Thursday, October 4, 2007

Customizing hypsometric shading in ArcMap

Using DEM data in ArcGIS is very easy. DEMs are commonly used to create hillshade datasets. Creating a hillshade with ArcGIS is fast and easy. Hillshade can be overlaid on top of topographic data with a black and white color ramp (with transparency) to give the illusion of relief (or depth).

The default coloring gives satisfactory results in most cases (IMHO). When terrain is the primary feature of the map hillshades are often overlaid with source DEM that has a colour ramp (other than black and white) and transparency applied. ArcMap offers a number of preset color ramps (eg 79 in the “ESRI” style) that can be selected to change the look and feel of the hillshade. From experience, I have found that the color ramps named Elevation#1 and Elevation#2 generally give the best results.

Elevation #1

Elevation #2

Selection or creation of color ramps is determined by a couple of factors. Personal preference and the need to match a particular style. For example, some prefer to use bold or vivid colors whilst others select colors that are subtle. But many times the selection of a color ramp is based solely on the need to replicate an exisiting map.

The area below is showing Rotorua and surrounding lakes. I guess most of you don’t know where this location is or characteristics of it, so here is a screenshot from ArcGIS Explorer to help you get oriented.

Rotorua is rich in vegetation, mainly forest and bush. It features many lakes but this may be a topic for another post. The elevation in the screenshot is somewhere in the range of 260 to 920 meters above sea level.

The DEM is generated from 20 meter contour lines. The elevation range is between 260 and 920 meters above sea level. Subconsciously map readers associate colours they see on the map with certain phenomena in the real world. For example, showing high mountain peaks with white means they are covered with snow and valleys shaded with green may indicate a forest or grasslands. Based on this phenomena the technique of hypsometric shading uses colors that are derived from nature.

Let’s experiment with the map of Rotorua using different shading styles and settings. Here are defaults.

To begin, here is a map with the Elevation #1 colour ramp with a two standard deviations stretch. Below is a screenshot of the map with a 50% transparency applied to the DEM.

In many cases this would be adequate, but note the unrealistic “snow covered peaks” in the lower right and centre right corners of the map.

I know for a fact that there is no snow in these areas. To overcome this we can change the stretch setting and manipulate the minimum and maximum values. Here are some alternatives:

Elevation 1: 0 – 920 m

Elevation :1 0 -1000 m

Elevation 1: 0 -1500 m

Elevation 1: 0 - 2000 m

Elevation 1: 260 - 2000m

Let’s repeat this with second colour ramp – Elevation #2. Here we can see a lot more or orange/kaki/brown tones giving the impression that some areas are rocky and/or dry.

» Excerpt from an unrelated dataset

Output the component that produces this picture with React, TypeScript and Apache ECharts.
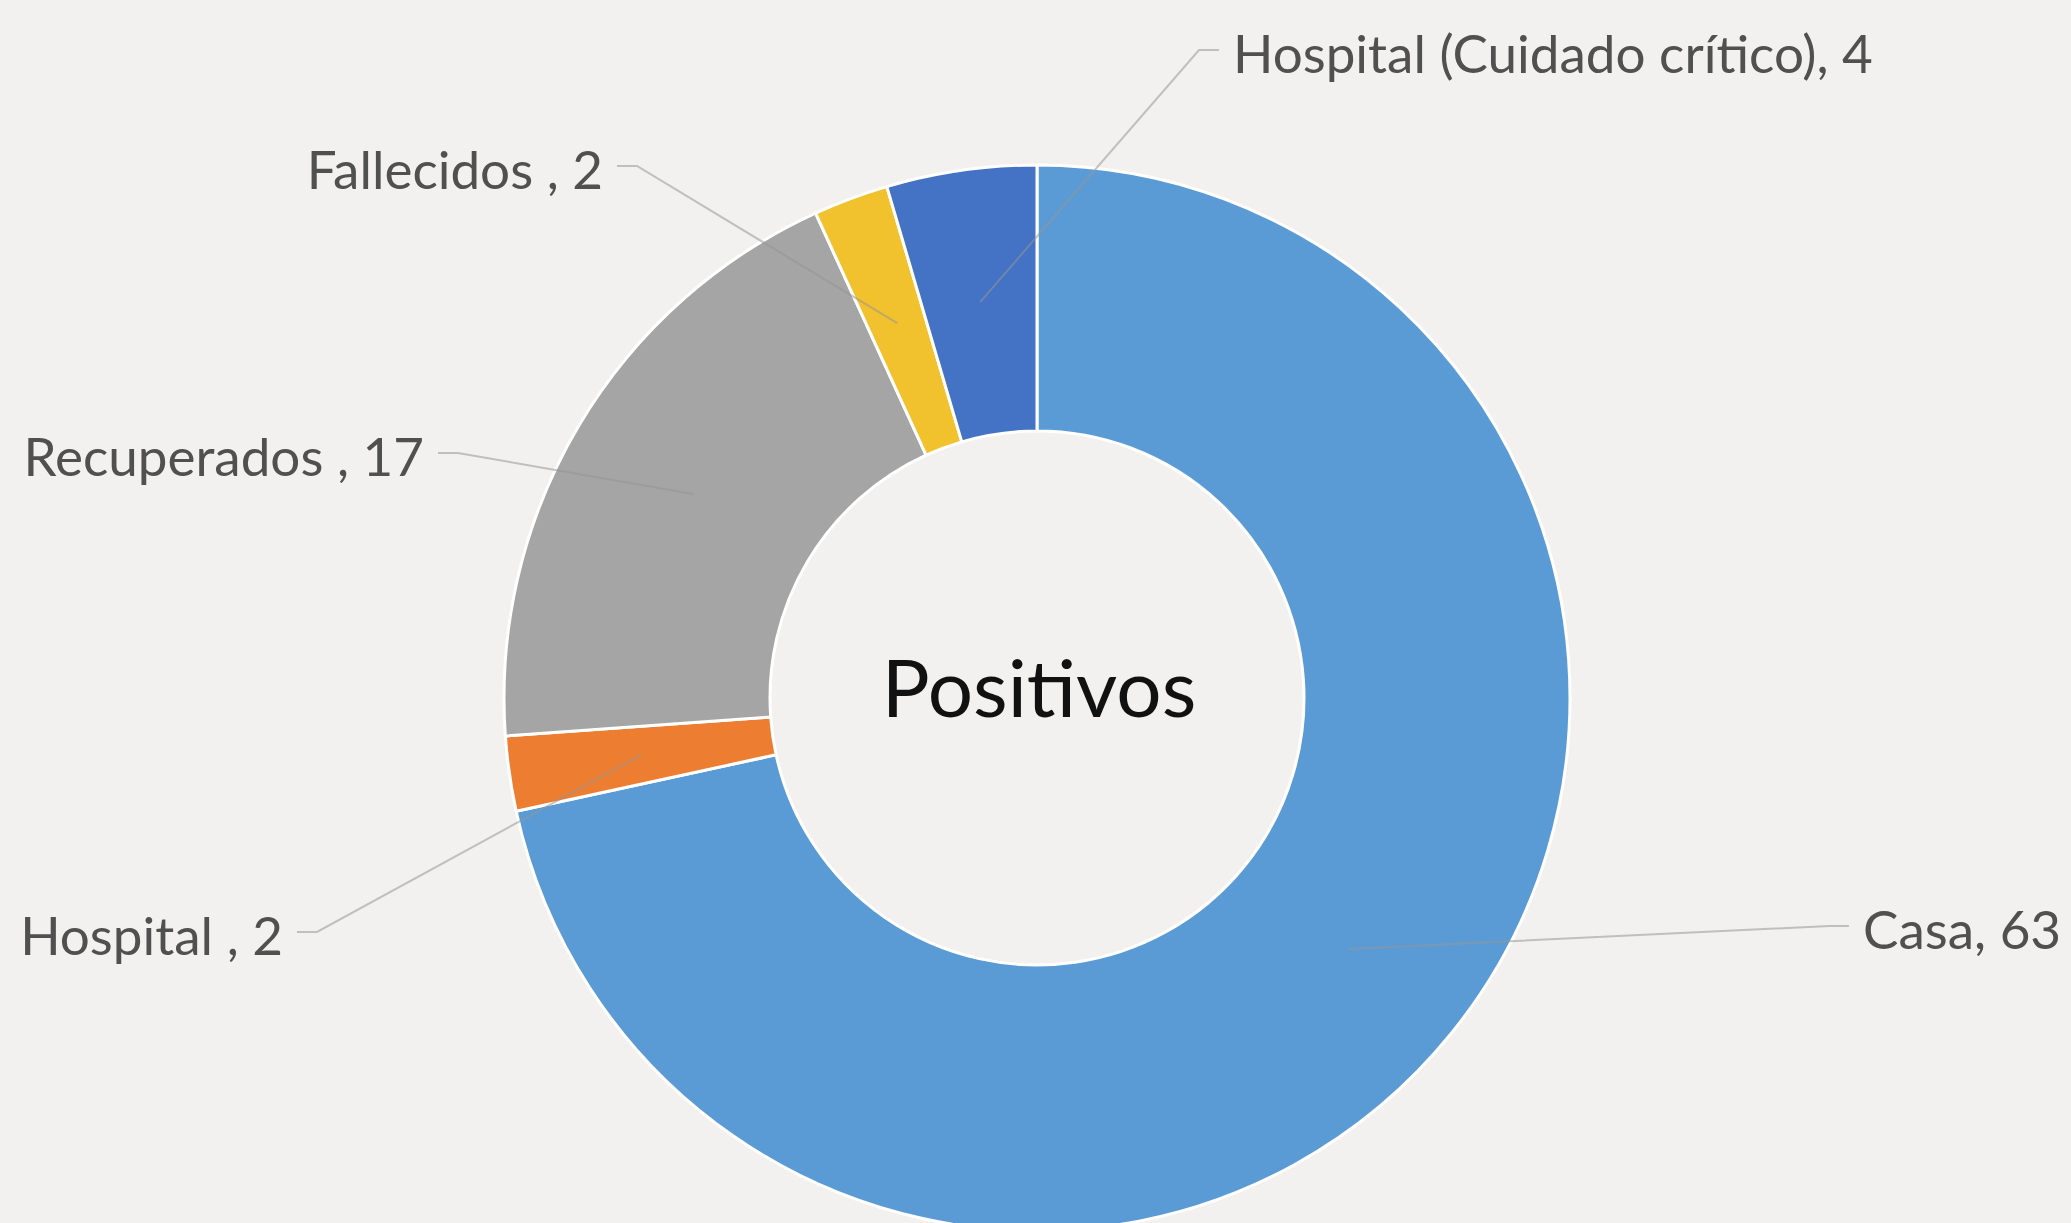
import React, { useEffect, useRef } from "react";
import * as echarts from "echarts";

const categories = ["Casa", "Hospital ", "Recuperados ", "Fallecidos ", "Hospital (Cuidado crítico)"];
const values = [63, 2, 17, 2, 4];
const colors = ["#5B9BD5", "#ED7D31", "#A5A5A5", "#F2C12E", "#4472C4"];
const centerLabel = "Positivos";

const W = 2071;
const H = 1223;
const CX = 1037;
const CY = 698;
const R_OUT = 533;
const R_IN = 267;
const R_MID = 400;

// label text anchors (layout only)
const labelPlacement = [
  { x: 1863, y: 928, align: "left" },
  { x: 283, y: 934, align: "right" },
  { x: 424, y: 455, align: "right" },
  { x: 603, y: 168, align: "right" },
  { x: 1233, y: 52, align: "left" },
];

export default function App() {
  const ref = useRef<HTMLDivElement>(null);
  useEffect(() => {
    if (!ref.current) return;
    const chart = echarts.init(ref.current, null, { renderer: "svg" });
    const total = values.reduce((a, b) => a + b, 0);
    const ringData = categories.map((name, i) => ({
      name,
      value: values[i],
      itemStyle: { color: colors[i] },
    }));
    const labelData = categories.map((name, i) => ({
      name,
      value: values[i],
    }));
    chart.setOption({
      animation: false,
      backgroundColor: "#F2F1EF",
      graphic: [
        {
          type: "text",
          x: CX + 2,
          y: CY - 12,
          style: {
            text: centerLabel,
            fill: "#111111",
            font: "80px Lato",
            align: "center",
            verticalAlign: "middle",
          },
          z: 10,
        },
      ],
      series: [
        {
          type: "pie",
          center: [CX, CY],
          radius: [R_IN, R_OUT],
          startAngle: 90,
          clockwise: true,
          silent: true,
          label: { show: false },
          labelLine: { show: false },
          itemStyle: { borderColor: "#FFFFFF", borderWidth: 3 },
          data: ringData,
          z: 2,
        },
        {
          type: "pie",
          center: [CX, CY],
          radius: [0, R_MID],
          startAngle: 90,
          clockwise: true,
          silent: true,
          avoidLabelOverlap: false,
          itemStyle: { color: "rgba(0,0,0,0)", borderWidth: 0 },
          emphasis: { disabled: true },
          label: {
            show: true,
            position: "outside",
            formatter: "{b}, {c}",
            fontFamily: "Lato",
            fontSize: 53,
            color: "#505050",
          },
          labelLine: {
            show: true,
            length: 10,
            length2: 10,
            lineStyle: { color: "rgba(150,150,150,0.55)", width: 2 },
          },
          labelLayout: (params: any) => {
            const i = params.dataIndex;
            const p = labelPlacement[i];
            let cum = 0;
            for (let k = 0; k < i; k++) cum += values[k];
            const theta = ((cum + values[i] / 2) / total) * Math.PI * 2;
            const ax = CX + R_MID * Math.sin(theta);
            const ay = CY - R_MID * Math.cos(theta);
            const dir = p.align === "left" ? -1 : 1;
            const ex = p.x + dir * 14;
            const ey = p.y - 2;
            const sx = ex + dir * 20;
            return {
              x: p.x,
              y: p.y,
              align: p.align,
              verticalAlign: "middle",
              labelLinePoints: [
                [ax, ay],
                [sx, ey],
                [ex, ey],
              ],
            };
          },
          data: labelData,
          z: 5,
        },
      ],
    });
    return () => chart.dispose();
  }, []);
  return (
    <div
      ref={ref}
      style={{ position: "fixed", left: 0, top: 0, width: W, height: H }}
    />
  );
}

In reality these areas are not.

Elevation 2: Default (260 - 920 m)

Elevation 2: 0 – 920 m

Elevation 2: 0 - 1000 m

Elevation 2: 0 - 1500 m

Elevation 2: 0 - 2000 m

Elevation 2: 260 - 2000 m

Are you are “dazed and confused”? Good, that was my intention. I wanted to demonstrate the possibilities and difficulties associated with hypsometric shading of terrain.

But wait, there’s more! Did you know that ArcMap has a large collection of styles, each style may contains numerous color ramps? Below I have experimented using some of these preset color ramps.

Custom colour ramp example

Lastly, if you are frustrated with the out-of-the-box color ramps then there still hope! You have the option of creating your own color ramp that best suits your needs. I will discuss creating custom color ramps another day!